Cyclades: Titans Expansion Review
on Mar 12, 2015
In the mythology of the ancient Greeks, Kronos was the Titan lord of time and ruin. He ruled the cosmos but was afflicted with the fear of his sons usurping his reign. Consumed with paranoia, he would swallow each of his sons as they were born to preserve his legacy and terror. This lovely chap is the new god on offer in the Cyclades: Titans expansion and I don't know about you, but when it comes time to bid I'm going all in.
Cyclades is an underrated Euro/Thematic hybrid that blends auction mechanics and conflict-oriented area control. It's beautiful, elegant and enjoyable to play. One of the common minor complaints about the base game is that the requirement of winning the favor of multiple gods in order to invade a neighbor was a bit restrictive and held the game back from reaching its tempo and a higher level of dynamism. The inclusion of Kronos and new, potentially devastating Titan units aims to guide the game towards a more aggressive and fluid play-style that should keep players on the edge of their seats.

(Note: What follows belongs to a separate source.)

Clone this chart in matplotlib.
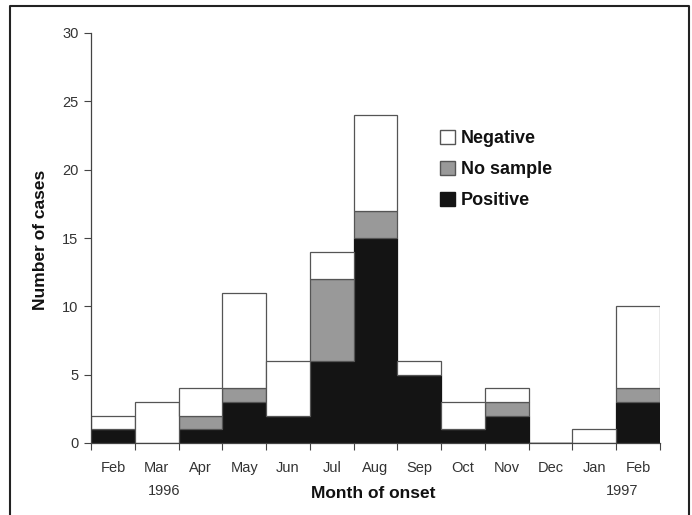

Winning the favor of Kronos via the auction can also potentially accelerate the game toward the victory condition of acquiring two metropolises. Kronos grants you a free building from a god tile above it on the auction offer in addition to granting you the option of purchasing a Titan. This combination rewards flexibility and adds nuance to the bidding process as Kronos is a sexy and immediate upper tier choice regardless of your overall approach to victory.

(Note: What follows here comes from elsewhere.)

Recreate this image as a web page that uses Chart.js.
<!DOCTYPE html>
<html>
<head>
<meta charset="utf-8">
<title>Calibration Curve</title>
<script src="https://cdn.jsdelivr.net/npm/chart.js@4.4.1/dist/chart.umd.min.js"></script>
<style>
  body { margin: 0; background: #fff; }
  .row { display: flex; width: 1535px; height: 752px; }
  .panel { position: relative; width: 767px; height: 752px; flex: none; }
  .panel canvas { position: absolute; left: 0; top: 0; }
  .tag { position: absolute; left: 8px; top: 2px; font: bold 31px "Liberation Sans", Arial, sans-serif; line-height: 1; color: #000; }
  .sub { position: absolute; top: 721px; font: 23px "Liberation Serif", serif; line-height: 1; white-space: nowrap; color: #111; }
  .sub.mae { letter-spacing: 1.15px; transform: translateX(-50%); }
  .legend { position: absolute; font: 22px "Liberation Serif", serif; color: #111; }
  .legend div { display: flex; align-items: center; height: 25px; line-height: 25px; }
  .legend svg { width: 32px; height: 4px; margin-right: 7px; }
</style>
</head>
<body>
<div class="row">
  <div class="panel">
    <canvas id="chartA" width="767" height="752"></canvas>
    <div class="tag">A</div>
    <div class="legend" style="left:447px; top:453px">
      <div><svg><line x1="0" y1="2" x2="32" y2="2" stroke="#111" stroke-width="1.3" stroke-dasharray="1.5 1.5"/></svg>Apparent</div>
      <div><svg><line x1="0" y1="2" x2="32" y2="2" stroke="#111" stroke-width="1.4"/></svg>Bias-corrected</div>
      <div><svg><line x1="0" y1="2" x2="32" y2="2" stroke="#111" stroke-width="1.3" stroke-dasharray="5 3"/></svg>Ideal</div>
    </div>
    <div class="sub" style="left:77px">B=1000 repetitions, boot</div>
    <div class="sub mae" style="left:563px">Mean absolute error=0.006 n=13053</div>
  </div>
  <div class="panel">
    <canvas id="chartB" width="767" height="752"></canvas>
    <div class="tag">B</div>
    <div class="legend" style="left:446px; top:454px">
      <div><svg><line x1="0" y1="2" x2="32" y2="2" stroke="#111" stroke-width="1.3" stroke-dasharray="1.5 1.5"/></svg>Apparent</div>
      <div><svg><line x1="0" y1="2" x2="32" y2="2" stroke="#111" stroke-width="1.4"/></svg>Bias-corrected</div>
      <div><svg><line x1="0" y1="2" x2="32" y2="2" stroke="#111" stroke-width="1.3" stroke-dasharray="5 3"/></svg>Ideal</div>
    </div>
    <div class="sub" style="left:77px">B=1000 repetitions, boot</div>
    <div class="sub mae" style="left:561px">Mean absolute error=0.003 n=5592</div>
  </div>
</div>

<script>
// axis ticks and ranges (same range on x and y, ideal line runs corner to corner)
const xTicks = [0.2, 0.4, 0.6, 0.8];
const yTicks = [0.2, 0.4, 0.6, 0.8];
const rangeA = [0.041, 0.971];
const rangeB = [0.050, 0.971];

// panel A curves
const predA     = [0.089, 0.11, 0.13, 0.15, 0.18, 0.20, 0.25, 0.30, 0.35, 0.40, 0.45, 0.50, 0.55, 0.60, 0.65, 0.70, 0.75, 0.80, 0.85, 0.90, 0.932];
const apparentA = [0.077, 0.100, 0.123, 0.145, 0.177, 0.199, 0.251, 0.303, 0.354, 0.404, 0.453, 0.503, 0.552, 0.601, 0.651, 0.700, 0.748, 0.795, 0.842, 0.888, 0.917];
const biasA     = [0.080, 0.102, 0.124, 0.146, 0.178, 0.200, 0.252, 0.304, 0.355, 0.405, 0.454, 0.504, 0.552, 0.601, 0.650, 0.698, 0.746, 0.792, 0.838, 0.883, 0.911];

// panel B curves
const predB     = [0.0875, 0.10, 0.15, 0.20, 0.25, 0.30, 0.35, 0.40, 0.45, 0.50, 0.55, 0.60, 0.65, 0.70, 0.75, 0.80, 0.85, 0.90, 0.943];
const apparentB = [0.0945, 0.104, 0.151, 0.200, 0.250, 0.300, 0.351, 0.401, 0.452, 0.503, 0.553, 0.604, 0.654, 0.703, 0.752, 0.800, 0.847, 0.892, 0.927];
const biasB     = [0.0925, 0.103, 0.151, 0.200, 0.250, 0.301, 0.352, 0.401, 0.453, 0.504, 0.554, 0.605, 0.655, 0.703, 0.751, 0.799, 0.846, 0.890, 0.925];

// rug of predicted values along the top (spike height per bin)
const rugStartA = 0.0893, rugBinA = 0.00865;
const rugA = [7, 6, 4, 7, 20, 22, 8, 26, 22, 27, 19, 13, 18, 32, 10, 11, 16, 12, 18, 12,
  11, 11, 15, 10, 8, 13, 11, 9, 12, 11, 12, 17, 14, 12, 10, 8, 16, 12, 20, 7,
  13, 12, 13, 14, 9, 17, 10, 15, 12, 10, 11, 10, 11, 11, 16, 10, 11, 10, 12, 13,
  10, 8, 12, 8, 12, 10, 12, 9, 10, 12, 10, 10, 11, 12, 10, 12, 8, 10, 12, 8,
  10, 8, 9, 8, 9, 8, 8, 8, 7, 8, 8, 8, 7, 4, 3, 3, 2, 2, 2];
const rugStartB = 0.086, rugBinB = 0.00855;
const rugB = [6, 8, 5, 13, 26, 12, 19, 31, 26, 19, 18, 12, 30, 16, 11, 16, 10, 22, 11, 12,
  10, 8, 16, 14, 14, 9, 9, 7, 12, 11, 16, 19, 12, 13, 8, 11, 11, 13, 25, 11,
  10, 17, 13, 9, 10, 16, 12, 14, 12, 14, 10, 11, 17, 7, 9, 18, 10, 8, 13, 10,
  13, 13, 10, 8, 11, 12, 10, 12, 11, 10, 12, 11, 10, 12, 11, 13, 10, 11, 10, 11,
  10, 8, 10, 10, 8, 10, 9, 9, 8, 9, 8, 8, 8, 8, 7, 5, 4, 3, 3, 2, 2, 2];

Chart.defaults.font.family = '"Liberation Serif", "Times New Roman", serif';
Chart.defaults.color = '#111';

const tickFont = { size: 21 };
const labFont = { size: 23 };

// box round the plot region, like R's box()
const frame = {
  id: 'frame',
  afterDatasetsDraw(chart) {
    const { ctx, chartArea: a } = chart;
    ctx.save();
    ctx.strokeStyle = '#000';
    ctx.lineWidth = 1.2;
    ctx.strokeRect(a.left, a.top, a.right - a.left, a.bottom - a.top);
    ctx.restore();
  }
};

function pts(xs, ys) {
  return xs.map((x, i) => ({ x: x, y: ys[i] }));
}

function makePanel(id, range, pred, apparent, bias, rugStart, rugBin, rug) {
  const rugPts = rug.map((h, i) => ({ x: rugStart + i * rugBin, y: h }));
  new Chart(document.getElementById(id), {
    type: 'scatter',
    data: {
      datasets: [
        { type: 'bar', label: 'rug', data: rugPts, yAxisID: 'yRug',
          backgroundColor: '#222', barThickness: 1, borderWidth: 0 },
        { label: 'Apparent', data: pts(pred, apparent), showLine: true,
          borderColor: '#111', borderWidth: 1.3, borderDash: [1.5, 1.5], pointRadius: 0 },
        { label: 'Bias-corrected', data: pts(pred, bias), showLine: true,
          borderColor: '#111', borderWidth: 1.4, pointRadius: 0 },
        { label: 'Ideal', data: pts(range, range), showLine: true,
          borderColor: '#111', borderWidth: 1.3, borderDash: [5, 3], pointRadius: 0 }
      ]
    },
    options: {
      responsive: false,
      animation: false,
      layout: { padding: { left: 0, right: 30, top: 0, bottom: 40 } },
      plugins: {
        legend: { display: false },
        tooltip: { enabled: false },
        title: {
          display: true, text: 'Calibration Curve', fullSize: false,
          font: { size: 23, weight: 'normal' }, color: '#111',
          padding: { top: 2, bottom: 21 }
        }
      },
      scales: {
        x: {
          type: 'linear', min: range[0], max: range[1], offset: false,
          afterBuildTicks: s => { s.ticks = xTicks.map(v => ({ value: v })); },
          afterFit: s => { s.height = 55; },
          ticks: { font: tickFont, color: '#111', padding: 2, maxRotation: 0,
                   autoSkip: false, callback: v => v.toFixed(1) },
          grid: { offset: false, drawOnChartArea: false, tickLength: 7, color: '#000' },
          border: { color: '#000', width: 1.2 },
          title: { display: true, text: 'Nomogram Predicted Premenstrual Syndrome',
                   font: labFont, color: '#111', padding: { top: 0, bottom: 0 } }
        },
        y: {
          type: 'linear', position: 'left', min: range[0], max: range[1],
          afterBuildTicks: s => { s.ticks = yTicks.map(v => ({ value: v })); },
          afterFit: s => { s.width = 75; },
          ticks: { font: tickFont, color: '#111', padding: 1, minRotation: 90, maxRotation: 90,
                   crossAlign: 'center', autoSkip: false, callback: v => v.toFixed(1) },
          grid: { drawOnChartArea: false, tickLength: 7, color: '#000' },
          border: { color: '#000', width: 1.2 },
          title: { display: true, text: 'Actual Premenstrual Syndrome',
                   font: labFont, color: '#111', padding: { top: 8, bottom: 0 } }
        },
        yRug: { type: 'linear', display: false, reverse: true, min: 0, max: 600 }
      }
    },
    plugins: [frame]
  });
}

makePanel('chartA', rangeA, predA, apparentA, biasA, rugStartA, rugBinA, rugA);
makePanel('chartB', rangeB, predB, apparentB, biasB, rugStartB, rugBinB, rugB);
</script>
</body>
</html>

This large expansion requires the use of a completely new board which features a more clustered land mass with fewer islands. This dovetails perfectly with the new Titan units that allow players to pay gold during their turn to move all the units in a Titan space to an adjacent territory. The aggressive and free- ranging Titan movement is intimidating and provides for psychological impact as multiple fronts of war are established and players dig in, fighting bitterly to win the favor of Ares and Kronos.
The expansion also includes two additional modules that can be mixed in to spice up gameplay as desired. The first is a set of five magical items that are included in the Mythological creature deck at the start of the game. When these items appear players can buy them as normal and place the accompanying miniature in one of their territories. The items provide a wide range of special powers in addition to generating one extra income each turn. The general design philosophy behind these new items seems to meld perfectly with the more direct and headlong direction Cyclades is taking with this expansion as players are able to deftly maneuver armies, strike with fury and plunder the surrounding land. They also open up a clever new win condition if a player is able to acquire all five, a task which is necessarily difficult and a low odds proposition at best.

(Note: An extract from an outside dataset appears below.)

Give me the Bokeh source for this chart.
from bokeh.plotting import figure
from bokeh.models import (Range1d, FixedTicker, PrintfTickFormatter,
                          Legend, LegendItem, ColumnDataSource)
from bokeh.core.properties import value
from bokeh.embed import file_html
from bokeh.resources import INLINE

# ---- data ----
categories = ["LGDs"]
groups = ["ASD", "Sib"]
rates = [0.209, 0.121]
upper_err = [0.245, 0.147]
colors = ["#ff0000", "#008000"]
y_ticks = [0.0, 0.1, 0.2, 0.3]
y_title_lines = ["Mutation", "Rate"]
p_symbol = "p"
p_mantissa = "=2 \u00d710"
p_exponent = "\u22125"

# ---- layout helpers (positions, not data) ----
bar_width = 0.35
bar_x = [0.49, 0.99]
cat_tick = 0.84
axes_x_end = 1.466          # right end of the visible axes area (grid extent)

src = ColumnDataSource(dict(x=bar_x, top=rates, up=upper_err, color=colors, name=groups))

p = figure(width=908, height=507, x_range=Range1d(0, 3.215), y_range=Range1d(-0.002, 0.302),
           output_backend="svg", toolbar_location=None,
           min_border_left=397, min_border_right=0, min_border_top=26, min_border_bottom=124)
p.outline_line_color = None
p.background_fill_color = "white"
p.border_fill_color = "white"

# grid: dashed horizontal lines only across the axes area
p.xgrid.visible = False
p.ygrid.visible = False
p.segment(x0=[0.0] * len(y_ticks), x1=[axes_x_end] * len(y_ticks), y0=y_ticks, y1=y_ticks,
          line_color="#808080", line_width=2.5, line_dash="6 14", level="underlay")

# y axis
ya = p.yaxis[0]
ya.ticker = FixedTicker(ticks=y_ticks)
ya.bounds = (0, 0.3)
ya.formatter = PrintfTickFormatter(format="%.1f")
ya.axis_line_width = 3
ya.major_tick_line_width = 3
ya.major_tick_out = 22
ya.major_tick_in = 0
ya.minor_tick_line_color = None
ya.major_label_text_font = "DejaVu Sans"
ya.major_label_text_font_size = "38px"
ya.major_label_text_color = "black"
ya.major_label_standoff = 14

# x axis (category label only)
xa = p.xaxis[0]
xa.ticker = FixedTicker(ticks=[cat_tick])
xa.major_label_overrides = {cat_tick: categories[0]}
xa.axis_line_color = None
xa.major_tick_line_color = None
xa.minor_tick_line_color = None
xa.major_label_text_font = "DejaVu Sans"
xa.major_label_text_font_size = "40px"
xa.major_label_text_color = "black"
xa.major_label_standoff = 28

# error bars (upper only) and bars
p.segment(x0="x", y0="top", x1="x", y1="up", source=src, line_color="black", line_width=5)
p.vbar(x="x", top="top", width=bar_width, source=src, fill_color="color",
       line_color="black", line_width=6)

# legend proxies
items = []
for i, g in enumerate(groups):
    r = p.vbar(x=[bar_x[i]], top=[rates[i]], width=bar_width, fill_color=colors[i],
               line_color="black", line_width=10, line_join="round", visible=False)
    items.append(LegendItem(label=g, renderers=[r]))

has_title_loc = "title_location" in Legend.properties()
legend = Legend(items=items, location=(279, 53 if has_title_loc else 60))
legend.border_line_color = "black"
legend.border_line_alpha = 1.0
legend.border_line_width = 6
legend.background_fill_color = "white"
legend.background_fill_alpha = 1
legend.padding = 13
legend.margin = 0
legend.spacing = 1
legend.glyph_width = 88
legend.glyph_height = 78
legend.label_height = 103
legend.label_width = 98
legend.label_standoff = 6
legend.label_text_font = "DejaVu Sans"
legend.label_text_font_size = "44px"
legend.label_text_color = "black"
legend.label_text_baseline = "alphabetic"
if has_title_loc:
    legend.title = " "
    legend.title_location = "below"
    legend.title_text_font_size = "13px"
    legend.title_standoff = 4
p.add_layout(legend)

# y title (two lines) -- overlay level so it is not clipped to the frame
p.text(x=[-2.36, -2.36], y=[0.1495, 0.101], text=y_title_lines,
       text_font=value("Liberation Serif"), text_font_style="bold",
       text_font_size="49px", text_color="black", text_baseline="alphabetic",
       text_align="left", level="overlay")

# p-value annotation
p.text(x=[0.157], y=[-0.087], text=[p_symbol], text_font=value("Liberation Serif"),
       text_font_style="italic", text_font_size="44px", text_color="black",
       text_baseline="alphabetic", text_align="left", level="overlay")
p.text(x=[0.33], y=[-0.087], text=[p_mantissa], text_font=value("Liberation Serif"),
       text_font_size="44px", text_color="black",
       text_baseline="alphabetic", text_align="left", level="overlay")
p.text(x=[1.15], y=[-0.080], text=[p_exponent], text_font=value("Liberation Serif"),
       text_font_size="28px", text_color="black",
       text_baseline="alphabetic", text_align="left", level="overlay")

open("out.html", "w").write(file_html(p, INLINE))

The second module added consists of five random metropolis cards, two of which are used every game. These cards correspond to a special metropolis power you can claim if you are one of the first two players who build one. These can be quite strong and give a substantial boost to the owner. But they are balanced steadily due to the fact they can be lost as well as the inherent multiplayer punishment of jumping out to an early lead in this game. I really like the incentivized nature of building a metropolis early, which can be extremely detrimental in base Cyclades as players hone in on you and start picking off your territories.
The combination of all of these elements makes for one of the best expansions I've recently played. Much of the industry is content with churning out content expansions that bloat a game or take it in a direction that belies its natural simplicity- typically for the worse. Titans takes the approach of stripping down the base game and redefining what its values are without altering the core identity and mechanisms that make Cyclades such a fantastic design.
What I found especially fascinating is that this expansion adds several new elements to massage gameplay yet the entire experience is actually quicker and tenser in its new format. Besides Kronos offering another avenue to building acquisition, random buildings are seeded on the board at the start of play pushing the game towards a rapid pace of conquest and submission. It’s as if everyone has a head start, cutting out some of the less interesting parts of the design and elevating the whole design to a more flexible and exciting experience as players quickly find themselves in contention, butting heads over not simply the favor of the gods but also the precious Greek soil below their citizen’s feet. The fact that such epic sways in momentum and board position can occur in less 90 minutes is astounding.
Cyclades: Titans offers power and strength of which you can only beg to yield. It leaves you at the whim of the crushing limbs of a fallen race and espouses a level of destruction and incorrigible fortitude that gets the blood pumping. Throw down your gold, swallow your children, and crush your neighbor's souls.